India’s artificial intelligence (AI) funding cycle is still being defined by experimentation and product discovery rather than monetisation, with investors backing startups before clear revenue models emerge, said Aakrit Vaish, co-founder of conversational AI firm Haptik and founder of AI-focused venture fund Activate.
"At Activate, we go after absolute early-stage companies; we’re practically incubating businesses. At that stage, obviously, there’s no revenue," Vaish told Moneycontrol on the sidelines of the India AI Impact Summit.
Even at the Series A and B stages, investors are "not necessarily looking for revenue as much as proof of progress," he said, pointing to indicators such as customer traction, iteration cycles, and product learning.
Vaish launched Activate in December with a planned $75 million corpus to back AI-native startups at inception, as first reported by Moneycontrol.
Funding activity heavily skewed to the earliest stages
The current investment pattern reflects that early-stage focus. Seed-to-Series A rounds accounted for nearly 80 percent of AI deals in India in 2025, according to data from market research firm Venture Intelligence, indicating that capital is being deployed to support experimentation rather than scale established businesses.
The early-stage skew is also reflected in the volume of companies currently in the fundraising pipeline. Moneycontrol reported earlier that over a dozen AI startups, including Claim Health, Cubic, Theta Software, Cua, Coinvent AI, ScalarField, Sookti AI, and Synth Bio, are in talks to raise seed rounds from investors such as Peak XV Partners and Elevation Capital, as venture firms step up early-stage deployment.

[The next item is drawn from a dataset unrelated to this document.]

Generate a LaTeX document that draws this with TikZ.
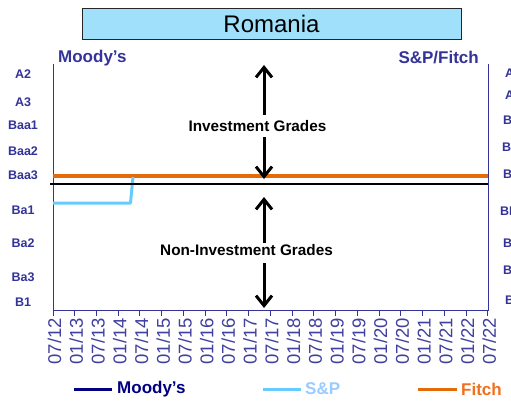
\documentclass[tikz,border=0pt]{standalone}
\usepackage{fontspec}
\setmainfont{Liberation Sans}
\usetikzlibrary{arrows.meta}
\definecolor{axisblue}{RGB}{51,51,153}
\definecolor{ticktxt}{RGB}{64,64,160}
\definecolor{titlefill}{RGB}{160,224,250}
\definecolor{fitchor}{RGB}{227,108,9}
\definecolor{fitchtxt}{RGB}{240,112,32}
\definecolor{spblue}{RGB}{102,204,255}
\definecolor{sptxt}{RGB}{153,204,255}
\definecolor{moodynavy}{RGB}{0,0,128}
\tikzset{
  axisline/.style={draw=axisblue,line width=0.9pt},
  ratinglab/.style={font=\fontsize{12.5}{14}\selectfont\bfseries,text=axisblue,inner sep=0pt},
  ticklab/.style={font=\fontsize{18.5}{20}\selectfont,text=ticktxt,rotate=90,anchor=east,inner sep=0pt},
  agency/.style={font=\fontsize{17}{19}\selectfont\bfseries,text=axisblue,inner sep=0pt},
  gradelab/.style={font=\fontsize{15.3}{17}\selectfont\bfseries,text=black,inner sep=0pt},
  gradearrow/.style={line width=3pt,-{Straight Barb[length=10pt,width=16pt,line width=3pt]}},
  legtxt/.style={font=\fontsize{17}{19}\selectfont\bfseries,inner sep=0pt,anchor=west},
}
\begin{document}
\begin{tikzpicture}[x=1pt,y=-1pt]
\useasboundingbox (0,0) rectangle (511,401);
\clip (0,0) rectangle (511,401);
\fill[white] (0,0) rectangle (511,401);
% title
\node[draw=black!85,line width=0.9pt,fill=titlefill,minimum width=379pt,minimum height=31pt,inner sep=0pt,
      font=\fontsize{24}{26}\selectfont] (title) at (271.5,23.5) {Romania};
% agency headers
\node[agency,anchor=west] (moodyhead) at (58,58) {Moody's};
\node[agency,anchor=east] (sphead) at (479,58) {S\&P/Fitch};
% axes
\coordinate (tl) at (53,64);
\coordinate (bl) at (53,310.5);
\coordinate (tr) at (488,64);
\coordinate (br) at (488,310.5);
\draw[axisline] (tl) -- (bl) -- (br) -- (tr);
% left rating labels
\foreach \t/\y [count=\k] in {A2/74,A3/102,Baa1/125,Baa2/151,Baa3/175,Ba1/210,Ba2/243,Ba3/277,B1/302}
  \node[ratinglab] (ml\k) at (23,\y) {\t};
% right rating labels (cut by the right edge, as in the reference)
\foreach \t/\y/\x [count=\k] in {A/73/505,A-/95/505,BBB+/120/503,BBB/147/502,BBB-/174/503,BB+/211/500,BB/243/503,BB-/270/503,B+/300/505}
  \node[ratinglab,anchor=west] (sl\k) at (\x,\y) {\t};
% ticks and dates
\foreach \d [count=\i from 0] in {07/12,01/13,07/13,01/14,07/14,01/15,07/15,01/16,07/16,01/17,07/17,01/18,07/18,01/19,07/19,01/20,07/20,01/21,07/21,01/22,07/22}{
  \draw[axisline] ({53+\i*21.735},310.5) -- ++(0,5);
  \node[ticklab] (d\i) at ({54.5+\i*21.735},318) {\d};
}
% data lines
\coordinate (mstart) at (53,176);
\coordinate (mend) at (488,176);
\draw[moodynavy,line width=3pt] (mstart) -- (mend);
\coordinate (fstart) at (53,176);
\coordinate (fend) at (488,176);
\draw[fitchor,line width=4pt] (fstart) -- (fend);
\coordinate (s0) at (53,203);
\coordinate (s1) at (130.5,203);
\coordinate (s2) at (133,177);
\draw[spblue,line width=3pt,line join=round] (s0) -- (s1) -- (s2);
% investment boundary
\coordinate (bstart) at (50,184);
\coordinate (bend) at (488,184);
\draw[black,line width=1.5pt] (bstart) -- (bend);
% grade labels and arrows
\node[gradelab] (ig) at (257.5,126) {Investment Grades};
\node[gradelab] (nig) at (246.5,250) {Non-Investment Grades};
\coordinate (a1s) at (264,115);
\coordinate (a1e) at (264,65);
\coordinate (a2s) at (264,137);
\coordinate (a2e) at (264,179);
\coordinate (a3s) at (264,243);
\coordinate (a3e) at (264,197);
\coordinate (a4s) at (264,263);
\coordinate (a4e) at (264,308);
\draw[gradearrow] (a1s) -- (a1e);
\draw[gradearrow] (a2s) -- (a2e);
\draw[gradearrow] (a3s) -- (a3e);
\draw[gradearrow] (a4s) -- (a4e);
% legend
\coordinate (lm0) at (74,389); \coordinate (lm1) at (112,389);
\draw[moodynavy,line width=3pt] (lm0) -- (lm1);
\node[legtxt,text=moodynavy] (lmt) at (117,389) {Moody's};
\coordinate (ls0) at (263,389); \coordinate (ls1) at (301,389);
\draw[spblue,line width=3pt] (ls0) -- (ls1);
\node[legtxt,text=sptxt] (lst) at (305,389) {S\&P};
\coordinate (lf0) at (418,389); \coordinate (lf1) at (457,389);
\draw[fitchor,line width=3pt] (lf0) -- (lf1);
\node[legtxt,text=fitchtxt] (lft) at (461,389) {Fitch};
\end{tikzpicture}
\end{document}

Rise of specialist AI investors
The surge in early-stage dealmaking has coincided with the emergence of dedicated AI-focused funds. Moneycontrol previously reported that the number of venture funds with an AI focus tripled, with 16 such funds raising about $1.87 billion in 2025 compared with five funds raising $358 million in 2024.

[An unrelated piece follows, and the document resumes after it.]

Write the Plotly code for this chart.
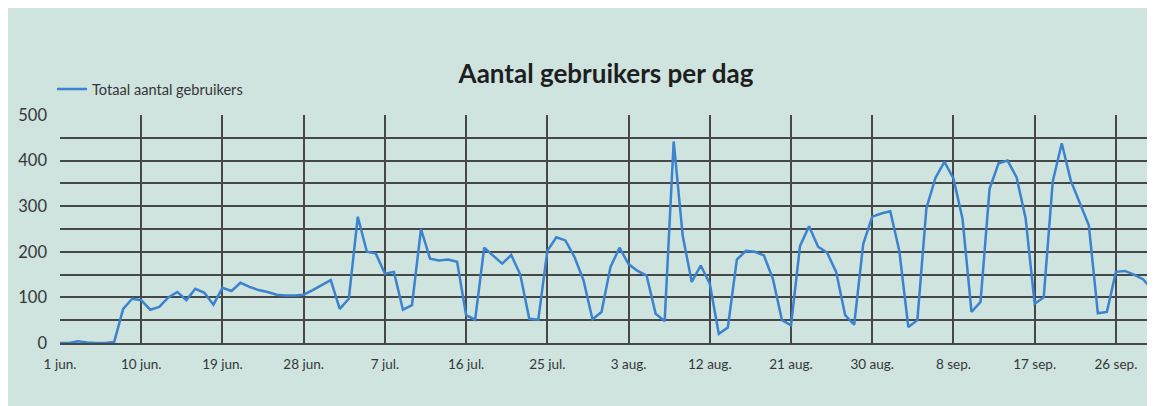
import pandas as pd
import plotly.graph_objects as go

# Daily values, 1 jun. .. 30 sep.
start_date = "2022-06-01"
users = [
    0, 0, 4, 1, 0, 0, 2, 75, 97, 94,
    73, 79, 100, 112, 94, 119, 110, 84, 121, 114,
    132, 123, 116, 112, 106, 104, 104, 106, 116, 127,
    138, 75, 97, 277, 200, 196, 152, 156, 73, 83,
    250, 185, 181, 183, 178, 61, 51, 209, 191, 174,
    193, 150, 53, 51, 202, 232, 225, 189, 138, 52,
    68, 167, 209, 173, 158, 148, 64, 48, 442, 235,
    134, 170, 130, 20, 34, 183, 202, 200, 192, 140,
    50, 39, 213, 256, 211, 198, 156, 61, 40, 217,
    277, 284, 289, 202, 35, 50, 295, 362, 397, 361,
    273, 68, 90, 338, 394, 400, 363, 273, 86, 100,
    354, 438, 356, 308, 258, 65, 68, 156, 158, 150,
    140, 118,
]
tick_dates = ["2022-06-01", "2022-06-10", "2022-06-19", "2022-06-28", "2022-07-07",
              "2022-07-16", "2022-07-25", "2022-08-03", "2022-08-12", "2022-08-21",
              "2022-08-30", "2022-09-08", "2022-09-17", "2022-09-26"]
tick_labels = ["1 jun.", "10 jun.", "19 jun.", "28 jun.", "7 jul.", "16 jul.", "25 jul.",
               "3 aug.", "12 aug.", "21 aug.", "30 aug.", "8 sep.", "17 sep.", "26 sep."]
series_name = "Totaal aantal gebruikers"
title_text = "Aantal gebruikers per dag"

dates = pd.date_range(start_date, periods=len(users), freq="D")

# the page body has an 8px margin; the figure fills the rest of the window
W, H = 1147, 398
L, R, T, B = 52, 3, 107, 63
pw, ph = W - L - R, H - T - B

BG = "#cfe3df"
GRID = "#464848"
TXT = "#363636"

fig = go.Figure()
fig.add_trace(go.Scatter(
    x=dates, y=users, mode="lines", name=series_name,
    line=dict(color="#3b82cf", width=2.5),
))

fig.update_layout(
    width=W, height=H,
    margin=dict(l=L, r=R, t=T, b=B),
    paper_bgcolor=BG,
    plot_bgcolor=BG,
    title=dict(text="<b>" + title_text + "</b>", x=(598 - L) / pw, xref="paper",
               xanchor="center", y=(H - 66) / H, yanchor="middle", yref="container",
               font=dict(family="Lato, Open Sans, sans-serif", size=26, color="#1e1e1e")),
    showlegend=True,
    legend=dict(x=(44 - L) / pw, xanchor="left", y=1 + (T - 81) / ph, yanchor="middle",
                bgcolor="rgba(0,0,0,0)",
                font=dict(family="Lato, Open Sans, sans-serif", size=14.6, color=TXT),
                itemwidth=30),
)

fig.update_xaxes(
    type="date",
    range=[dates[0], dates[-1]],
    tickvals=pd.to_datetime(tick_dates), ticktext=tick_labels,
    showgrid=True, gridcolor=GRID, gridwidth=1.5,
    showline=True, linecolor=GRID, linewidth=1.5,
    ticks="", ticklabelstandoff=8,
    tickfont=dict(family="Liberation Sans Narrow, Lato, sans-serif", size=13.5, color=TXT),
    zeroline=False,
)
fig.update_yaxes(
    range=[0, 500], tickvals=[0, 100, 200, 300, 400, 500],
    showgrid=True, gridcolor=GRID, gridwidth=1.5,
    minor=dict(dtick=50, tick0=0, showgrid=True, gridcolor=GRID, gridwidth=1.5),
    showline=False, ticks="", ticklabelstandoff=12,
    tickfont=dict(family="Lato, Open Sans, sans-serif", size=16.5, color=TXT),
    zeroline=False,
)

fig.write_html("out.html")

Activate is among this new class of investors stepping in earlier in the company lifecycle and working closely with founders as they shape both technology and business models.
AI companies will not follow the SaaS playbook
Vaish cautioned against benchmarking AI startups against the software-as-a-service (SaaS) companies that dominated the previous decade.
"The worst analogy is to think of AI as the new SaaS. Don’t compare it," he said. "Revenue growth will look different, metrics will look different, gross margins will look different. The whole playbook will look completely different.”
Revenue becomes a key metric only at later stages, alongside expectations of faster scaling.
“From Series C onwards, of course, revenue matters. But the new factor…is the pace of revenue growth,” he said.
Strong technical talent pipeline, but use cases still evolving
Vaish said India already has a deep base of engineering talent entering the AI ecosystem.
“The talent exists — there is no doubt about it… there is enough and more talent available, and very strong technical talent,” he said.
The challenge now is translating that technical strength into clearly defined commercial opportunities. “What takes time…is for them to narrow down and find the right problem statement and the right business problem.”
Valuations remain measured despite global AI hype
Despite heightened enthusiasm globally, early-stage valuations in India remain relatively contained.
"We invest at the inception stage, seed valuations are typically anywhere between $10 million to $20 million, depending upon the quality of the founder and the idea," Vaish said, with some rounds stretching to $25-30 million.
Sovereign AI emerging as a theme to watch
Vaish also pointed to sovereign AI as an area that could see greater private capital participation.
"Everybody thinks of sovereign AI as the government putting GPUs or creating policies," he said. "But I think sovereign AI could actually be a large opportunity for VCs and capital providers to invest behind and build large outcomes," he further noted.
For now, he said, India’s AI ecosystem remains in a build phase, characterised by early validation, technical experimentation, and capital formation before clearer commercial winners emerge.